%%
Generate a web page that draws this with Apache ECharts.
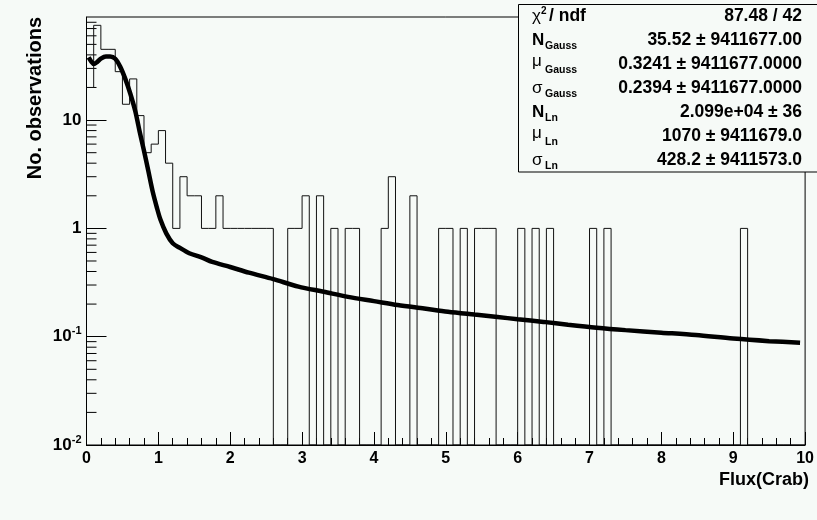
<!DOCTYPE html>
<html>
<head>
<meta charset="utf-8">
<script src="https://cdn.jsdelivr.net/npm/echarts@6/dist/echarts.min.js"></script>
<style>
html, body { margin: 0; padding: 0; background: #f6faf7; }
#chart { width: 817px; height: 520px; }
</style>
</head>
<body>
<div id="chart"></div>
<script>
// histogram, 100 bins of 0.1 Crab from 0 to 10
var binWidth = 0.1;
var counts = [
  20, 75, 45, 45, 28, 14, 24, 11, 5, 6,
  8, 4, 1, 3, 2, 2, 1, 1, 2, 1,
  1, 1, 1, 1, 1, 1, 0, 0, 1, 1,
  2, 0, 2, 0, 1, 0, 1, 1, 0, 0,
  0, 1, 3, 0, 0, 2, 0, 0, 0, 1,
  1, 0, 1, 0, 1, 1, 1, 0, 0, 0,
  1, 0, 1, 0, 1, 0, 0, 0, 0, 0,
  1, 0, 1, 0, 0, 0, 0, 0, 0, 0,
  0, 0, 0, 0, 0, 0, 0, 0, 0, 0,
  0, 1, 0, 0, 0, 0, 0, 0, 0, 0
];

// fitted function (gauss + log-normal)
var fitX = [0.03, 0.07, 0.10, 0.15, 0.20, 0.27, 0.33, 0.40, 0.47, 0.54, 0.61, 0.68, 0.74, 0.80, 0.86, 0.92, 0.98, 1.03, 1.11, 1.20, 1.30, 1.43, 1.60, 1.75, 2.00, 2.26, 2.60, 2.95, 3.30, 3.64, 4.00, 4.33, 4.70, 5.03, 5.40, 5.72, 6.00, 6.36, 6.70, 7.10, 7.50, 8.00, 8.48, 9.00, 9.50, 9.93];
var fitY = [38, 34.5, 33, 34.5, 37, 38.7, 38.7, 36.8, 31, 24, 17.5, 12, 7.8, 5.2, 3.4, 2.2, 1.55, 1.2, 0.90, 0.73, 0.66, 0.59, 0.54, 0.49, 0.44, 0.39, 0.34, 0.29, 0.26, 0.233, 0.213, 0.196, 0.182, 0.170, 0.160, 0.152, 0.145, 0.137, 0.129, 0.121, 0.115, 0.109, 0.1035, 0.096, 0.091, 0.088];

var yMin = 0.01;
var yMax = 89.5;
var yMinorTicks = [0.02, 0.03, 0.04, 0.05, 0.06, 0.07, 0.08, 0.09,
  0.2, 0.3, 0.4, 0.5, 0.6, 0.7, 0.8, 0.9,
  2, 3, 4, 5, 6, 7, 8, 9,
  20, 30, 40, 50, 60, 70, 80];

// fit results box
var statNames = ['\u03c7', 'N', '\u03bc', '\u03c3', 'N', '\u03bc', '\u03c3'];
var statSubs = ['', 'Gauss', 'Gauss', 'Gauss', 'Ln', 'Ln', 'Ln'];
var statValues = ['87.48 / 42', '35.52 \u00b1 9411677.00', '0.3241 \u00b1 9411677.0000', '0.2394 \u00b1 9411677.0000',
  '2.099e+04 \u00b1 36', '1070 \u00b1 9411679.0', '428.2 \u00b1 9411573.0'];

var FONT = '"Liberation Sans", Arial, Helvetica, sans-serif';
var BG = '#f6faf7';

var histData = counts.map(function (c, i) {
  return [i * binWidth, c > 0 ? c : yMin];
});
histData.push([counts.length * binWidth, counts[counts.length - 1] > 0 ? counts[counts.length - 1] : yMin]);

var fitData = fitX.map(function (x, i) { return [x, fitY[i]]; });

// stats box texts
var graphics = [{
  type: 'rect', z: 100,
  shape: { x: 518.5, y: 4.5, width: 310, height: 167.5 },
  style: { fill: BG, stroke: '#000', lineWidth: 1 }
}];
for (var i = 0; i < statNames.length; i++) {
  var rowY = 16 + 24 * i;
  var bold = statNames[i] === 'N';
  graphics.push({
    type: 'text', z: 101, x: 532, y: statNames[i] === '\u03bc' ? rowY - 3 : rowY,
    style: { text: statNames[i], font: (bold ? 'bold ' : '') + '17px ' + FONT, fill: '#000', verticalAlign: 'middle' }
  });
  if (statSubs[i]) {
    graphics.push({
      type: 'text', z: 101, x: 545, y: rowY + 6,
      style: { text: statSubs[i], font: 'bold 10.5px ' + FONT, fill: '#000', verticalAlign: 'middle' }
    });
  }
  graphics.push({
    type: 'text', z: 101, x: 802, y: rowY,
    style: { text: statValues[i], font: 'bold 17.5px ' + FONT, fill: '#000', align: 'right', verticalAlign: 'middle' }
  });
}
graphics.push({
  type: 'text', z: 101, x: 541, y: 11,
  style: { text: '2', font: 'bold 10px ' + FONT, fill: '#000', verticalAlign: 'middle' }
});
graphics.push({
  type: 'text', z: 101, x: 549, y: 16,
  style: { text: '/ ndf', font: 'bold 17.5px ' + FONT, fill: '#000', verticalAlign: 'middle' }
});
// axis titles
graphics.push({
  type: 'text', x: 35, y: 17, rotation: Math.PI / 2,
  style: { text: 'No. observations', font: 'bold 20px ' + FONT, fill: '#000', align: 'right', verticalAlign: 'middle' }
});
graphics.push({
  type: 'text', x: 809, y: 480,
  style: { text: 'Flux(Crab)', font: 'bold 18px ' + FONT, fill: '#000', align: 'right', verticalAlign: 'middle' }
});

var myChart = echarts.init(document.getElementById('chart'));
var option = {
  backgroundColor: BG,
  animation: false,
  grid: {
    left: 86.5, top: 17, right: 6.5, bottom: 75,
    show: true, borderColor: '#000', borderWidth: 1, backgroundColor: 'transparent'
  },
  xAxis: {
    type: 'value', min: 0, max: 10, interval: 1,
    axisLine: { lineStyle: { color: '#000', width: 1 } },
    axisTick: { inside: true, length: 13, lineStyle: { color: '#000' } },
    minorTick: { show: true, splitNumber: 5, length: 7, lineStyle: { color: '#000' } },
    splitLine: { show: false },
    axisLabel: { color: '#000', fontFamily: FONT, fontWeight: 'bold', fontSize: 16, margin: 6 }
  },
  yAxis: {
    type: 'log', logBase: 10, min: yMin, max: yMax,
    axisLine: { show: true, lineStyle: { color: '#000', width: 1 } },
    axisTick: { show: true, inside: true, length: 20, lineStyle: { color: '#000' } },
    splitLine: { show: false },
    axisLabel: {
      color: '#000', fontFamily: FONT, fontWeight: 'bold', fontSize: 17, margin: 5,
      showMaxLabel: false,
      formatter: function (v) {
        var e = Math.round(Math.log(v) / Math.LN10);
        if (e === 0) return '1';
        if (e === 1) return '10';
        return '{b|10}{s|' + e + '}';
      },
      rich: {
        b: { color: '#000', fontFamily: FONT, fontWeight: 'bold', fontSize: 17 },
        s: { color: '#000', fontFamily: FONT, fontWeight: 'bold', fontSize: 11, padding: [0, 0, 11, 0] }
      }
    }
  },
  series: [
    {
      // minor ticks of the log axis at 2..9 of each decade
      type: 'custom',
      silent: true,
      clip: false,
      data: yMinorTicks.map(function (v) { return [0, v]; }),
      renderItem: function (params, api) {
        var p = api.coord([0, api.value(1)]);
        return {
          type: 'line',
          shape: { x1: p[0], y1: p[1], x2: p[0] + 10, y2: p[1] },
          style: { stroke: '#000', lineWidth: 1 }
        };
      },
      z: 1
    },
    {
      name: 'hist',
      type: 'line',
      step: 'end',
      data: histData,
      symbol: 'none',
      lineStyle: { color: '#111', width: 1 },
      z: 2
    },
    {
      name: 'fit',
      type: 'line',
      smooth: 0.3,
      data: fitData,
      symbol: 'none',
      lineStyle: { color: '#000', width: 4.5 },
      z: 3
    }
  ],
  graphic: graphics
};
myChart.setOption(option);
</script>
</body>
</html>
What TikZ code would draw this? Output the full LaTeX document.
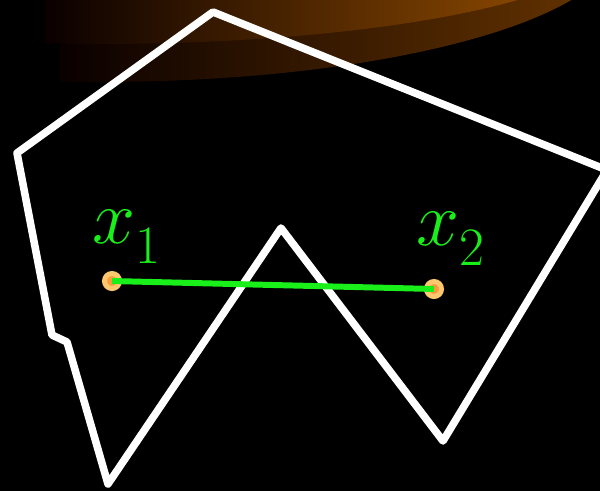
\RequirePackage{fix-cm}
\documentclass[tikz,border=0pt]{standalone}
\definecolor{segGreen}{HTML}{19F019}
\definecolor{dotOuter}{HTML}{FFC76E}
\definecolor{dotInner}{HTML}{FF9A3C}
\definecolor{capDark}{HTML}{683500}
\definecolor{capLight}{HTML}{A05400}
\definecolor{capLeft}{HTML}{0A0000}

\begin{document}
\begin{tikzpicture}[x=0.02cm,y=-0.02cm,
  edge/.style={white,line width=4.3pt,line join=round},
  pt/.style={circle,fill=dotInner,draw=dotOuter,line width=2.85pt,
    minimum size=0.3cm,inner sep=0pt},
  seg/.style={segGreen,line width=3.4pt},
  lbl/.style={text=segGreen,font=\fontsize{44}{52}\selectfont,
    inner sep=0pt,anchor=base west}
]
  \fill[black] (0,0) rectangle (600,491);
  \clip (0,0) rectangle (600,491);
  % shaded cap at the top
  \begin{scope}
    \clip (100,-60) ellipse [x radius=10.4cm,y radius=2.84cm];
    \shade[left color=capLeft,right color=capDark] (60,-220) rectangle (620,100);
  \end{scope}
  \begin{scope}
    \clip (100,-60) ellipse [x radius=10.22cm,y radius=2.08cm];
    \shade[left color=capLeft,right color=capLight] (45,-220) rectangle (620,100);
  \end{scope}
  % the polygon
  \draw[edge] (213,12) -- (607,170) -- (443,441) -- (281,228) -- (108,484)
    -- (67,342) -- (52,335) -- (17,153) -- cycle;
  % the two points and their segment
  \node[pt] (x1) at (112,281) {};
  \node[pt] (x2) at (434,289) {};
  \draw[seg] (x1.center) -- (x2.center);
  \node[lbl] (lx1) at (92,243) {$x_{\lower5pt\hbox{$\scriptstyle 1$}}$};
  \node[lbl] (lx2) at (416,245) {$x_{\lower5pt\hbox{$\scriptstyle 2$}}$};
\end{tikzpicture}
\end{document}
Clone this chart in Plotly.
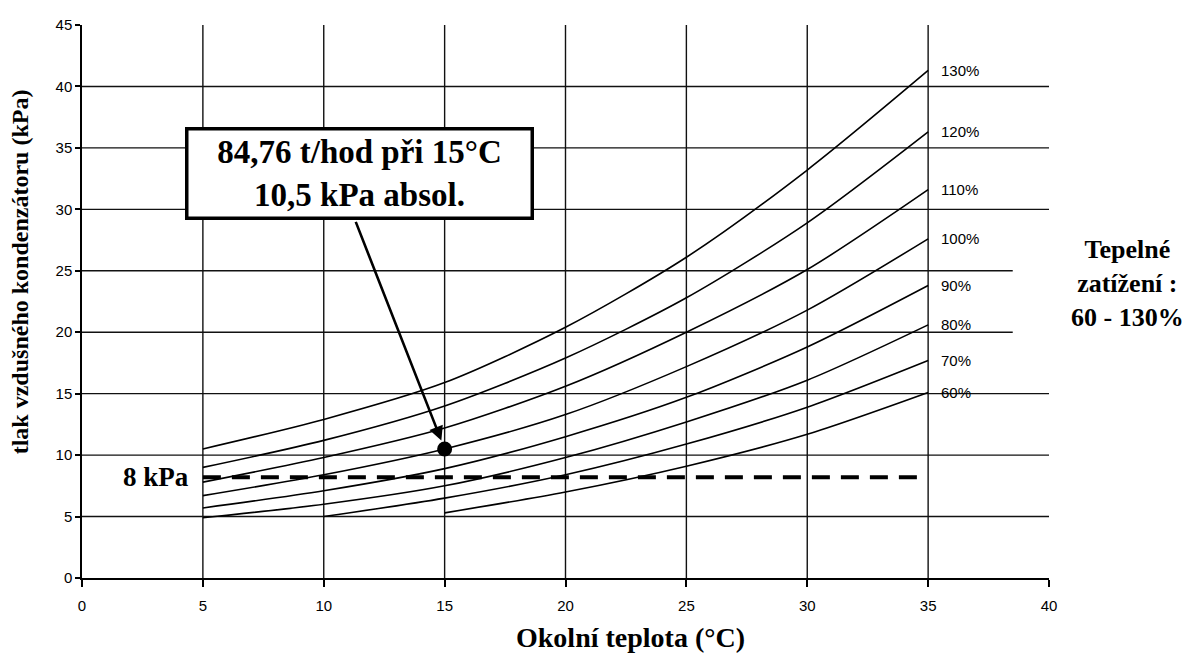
%%
**WHAT THE TASK ASKS:**
Print the lines from the one that contains "What TikZ code" through the last line of the data, exactly and in full, and no other lines. Pictures are not part of the copy.

**TASK SOLUTION:**
What TikZ code would draw this? Output the full LaTeX document.
\RequirePackage{fix-cm}
\documentclass[tikz,border=0pt]{standalone}
\definecolor{segGreen}{HTML}{19F019}
\definecolor{dotOuter}{HTML}{FFC76E}
\definecolor{dotInner}{HTML}{FF9A3C}
\definecolor{capDark}{HTML}{683500}
\definecolor{capLight}{HTML}{A05400}
\definecolor{capLeft}{HTML}{0A0000}

\begin{document}
\begin{tikzpicture}[x=0.02cm,y=-0.02cm,
  edge/.style={white,line width=4.3pt,line join=round},
  pt/.style={circle,fill=dotInner,draw=dotOuter,line width=2.85pt,
    minimum size=0.3cm,inner sep=0pt},
  seg/.style={segGreen,line width=3.4pt},
  lbl/.style={text=segGreen,font=\fontsize{44}{52}\selectfont,
    inner sep=0pt,anchor=base west}
]
  \fill[black] (0,0) rectangle (600,491);
  \clip (0,0) rectangle (600,491);
  % shaded cap at the top
  \begin{scope}
    \clip (100,-60) ellipse [x radius=10.4cm,y radius=2.84cm];
    \shade[left color=capLeft,right color=capDark] (60,-220) rectangle (620,100);
  \end{scope}
  \begin{scope}
    \clip (100,-60) ellipse [x radius=10.22cm,y radius=2.08cm];
    \shade[left color=capLeft,right color=capLight] (45,-220) rectangle (620,100);
  \end{scope}
  % the polygon
  \draw[edge] (213,12) -- (607,170) -- (443,441) -- (281,228) -- (108,484)
    -- (67,342) -- (52,335) -- (17,153) -- cycle;
  % the two points and their segment
  \node[pt] (x1) at (112,281) {};
  \node[pt] (x2) at (434,289) {};
  \draw[seg] (x1.center) -- (x2.center);
  \node[lbl] (lx1) at (92,243) {$x_{\lower5pt\hbox{$\scriptstyle 1$}}$};
  \node[lbl] (lx2) at (416,245) {$x_{\lower5pt\hbox{$\scriptstyle 2$}}$};
\end{tikzpicture}
\end{document}
Clone this chart in Plotly.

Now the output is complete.